The correct answer is 107th out of 109 catchers. Yes, you read that correctly- ONE HUNDREDTH AND GOD DAMNED SEVENTH!!!!!!!
I know Sosh like Mathis’ defense overly Napoli, but how does that justify benching one of the best hitting catchers in baseball for one of the worst? Of course, I shouldn’t expect Scioscia to really think about advanced metrics when he doesn’t even know the difference between PECOTA and chicken piccata (seriously). If this were ANY OTHER team in baseball, not only would Napoli be starting, but he’d probably play over 125 games and the front office would be actively shopping for an upgrade over Mathis at back-up catcher. Instead, Naps is asked to quietly sit on the bench and watch Mathis get all of his at-bats. That is stupid with a capital “S.”
But just to play devils’ advocate, let’s entertain the notion that Mathis is really vastly superior to Mike Napoli defensively. I certainly won’t argue that Mathis is a better defender than Napoli, but is really so great to justify the massive downgrade offensively. Defensive metrics for catchers are limited at best, but there are a few things we can check (all stats for 2009):
Passed Balls: Mathis = 6, Napoli = 5
Runner Caught Stealing %: Mathis = 26%, Napoli = 22%
Catcher ERA: Mathis = 3.99, Napoli = 4.86
Mathis is definitely better, as you can see, but is he that much better? He doesn’t throw at that many more runners and certainly doesn’t boast a rate amongst the best in the league. Both check out as adequate at blocking pitches. Really the big difference is in Catcher ERA, but that is such a flawed stat that we can’t make any broad assumptions about it.
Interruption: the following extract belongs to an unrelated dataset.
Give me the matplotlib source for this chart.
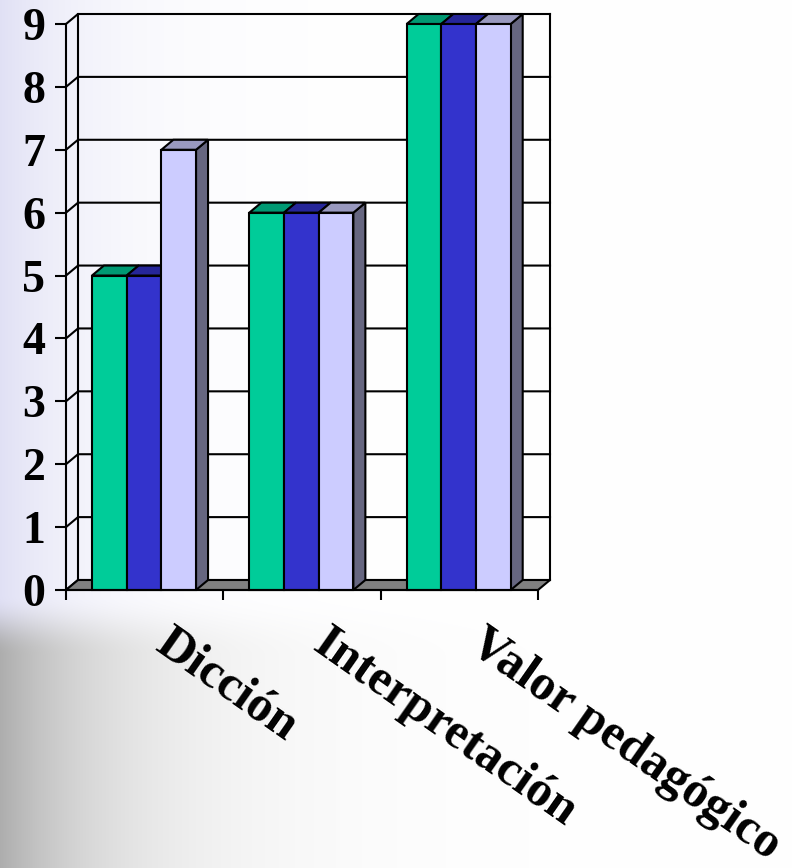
import numpy as np
import matplotlib
matplotlib.use('Agg')
import matplotlib.pyplot as plt
from matplotlib.patches import Polygon

categories = ['Dicción', 'Interpretación', 'Valor pedagógico']
serie1 = [5, 6, 9]
serie2 = [5, 6, 9]
serie3 = [7, 6, 9]
y_ticks = list(range(10))

colors = ['#00CC99', '#3333CC', '#CCCCFF']
tops = ['#009973', '#262699', '#9999BF']
sides = ['#006650', '#1A1A66', '#666680']

W, H = 792, 868
fig = plt.figure(figsize=(W / 100, H / 100), dpi=100)

# background gradient (lavender on top-left, gray on bottom-left, white to the right)
bg = fig.add_axes([0, 0, 1, 1], zorder=0)
xx = np.arange(W)[None, :].astype(float)
yy = np.arange(H)[:, None].astype(float)
w_lav = np.exp(-xx / 90.0)
w_gry = np.exp(-xx / 120.0)
lav = np.array([0.88, 0.88, 0.96])
gry = np.array([0.68, 0.68, 0.68])
v = np.clip((yy - 595) / 60.0, 0, 1)
v = (v * v * (3 - 2 * v))[..., None]
c_lav = 1 - (1 - lav) * w_lav[..., None]
c_gry = 1 - (1 - gry) * w_gry[..., None]
img = c_lav * (1 - v) + c_gry * v
bg.imshow(img, aspect='auto', extent=[0, 1, 0, 1])
bg.axis('off')

# front plane: x 0..3 -> px 66..538, y 0..9 -> px 590..24 (from top)
ax = fig.add_axes([66 / W, (H - 590) / H, 472 / W, 566 / H], zorder=1)
ax.set_facecolor('none')
ax.set_xlim(0, 3)
ax.set_ylim(0, 9)
dx, dy = 12 / 157.33, 10 / 62.9
lw = 1.5
n = len(categories)

# back wall grid and edges
for k in y_ticks:
    ax.plot([0, dx, n + dx], [k, k + dy, k + dy], color='black', lw=lw, clip_on=False, zorder=1)
ax.plot([dx, dx], [dy, 9 + dy], color='black', lw=lw, clip_on=False, zorder=1)
ax.plot([n + dx, n + dx], [dy, 9 + dy], color='black', lw=lw, clip_on=False, zorder=1)

# floor
ax.add_patch(Polygon([(0, 0), (n, 0), (n + dx, dy), (dx, dy)], closed=True,
                     facecolor='#808080', edgecolor='black', lw=lw, clip_on=False, zorder=2))

# 3d bars
bw = 0.2205
off = 0.165
series = [serie1, serie2, serie3]
z = 3
for i in range(n):
    for j, vals in enumerate(series):
        x0 = i + off + j * bw
        h = vals[i]
        ax.add_patch(Polygon([(x0 + bw, 0), (x0 + bw + dx, dy), (x0 + bw + dx, h + dy), (x0 + bw, h)],
                             closed=True, facecolor=sides[j], edgecolor='black', lw=lw,
                             clip_on=False, zorder=z))
        ax.add_patch(Polygon([(x0, h), (x0 + bw, h), (x0 + bw + dx, h + dy), (x0 + dx, h + dy)],
                             closed=True, facecolor=tops[j], edgecolor='black', lw=lw,
                             clip_on=False, zorder=z))
        b = ax.bar(x0, h, width=bw, align='edge', color=colors[j], edgecolor='black', lw=lw, zorder=z + 0.5)
        b[0].set_clip_on(False)
        z += 1

for s in ['top', 'right']:
    ax.spines[s].set_visible(False)
for s in ['left', 'bottom']:
    ax.spines[s].set_linewidth(lw)
    ax.spines[s].set_zorder(50)

font = 'Liberation Serif'
ax.set_yticks(y_ticks)
ax.set_yticklabels([str(k) for k in y_ticks], fontsize=33, fontweight='bold', family=font)
ax.set_xticks(range(n + 1))
ax.set_xticklabels([])
ax.tick_params(axis='y', length=8, width=lw, pad=7)
ax.tick_params(axis='x', length=7, width=lw)

for i, c in enumerate(categories):
    ax.text(i + 0.68, -0.48, c, rotation=-35, rotation_mode='anchor', ha='left', va='top',
            fontsize=36, fontweight='bold', family=font, clip_on=False)

fig.savefig('out.png', dpi=100)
What we can do is take a look at this nifty little stab at measuring catcher defensive value put together by Driveline Mechanics. Most importantly, take note of where Mathis ranks amongst all catchers and where Napoli ranks.
It turns out that Napoli is pretty bad, checking in at 114th, dead last in the league. Suddenly Scioscia’s choice makes a lot of sense. But now look at where Mathis ranks, 90th overall. Oops, Scioscia’s logic just got obliterated with a shotgun to the face. Sure, Mathis is better, compared to Napoli, but so is every other catcher and compared to every other catcher, Mathis not only isn’t one of the best, he isn’t even good. Heck, he might not even be below average, so what is Scioscia really gaining by playing him?
Mathis may have the innate talent to be an excellent receiver, but thus far that talent has translated on the field but Napoli’s potent bat has and then some. With quality offensive producers at the catching position almost impossible to find, it is time for Sosh to drop this ridiculous charade and give Naps back his tools of ignorance and put him back in the line-up immediately and don’t take him out for any reason other than rest.
Make it happen, Scioscia, you are a better manager than this.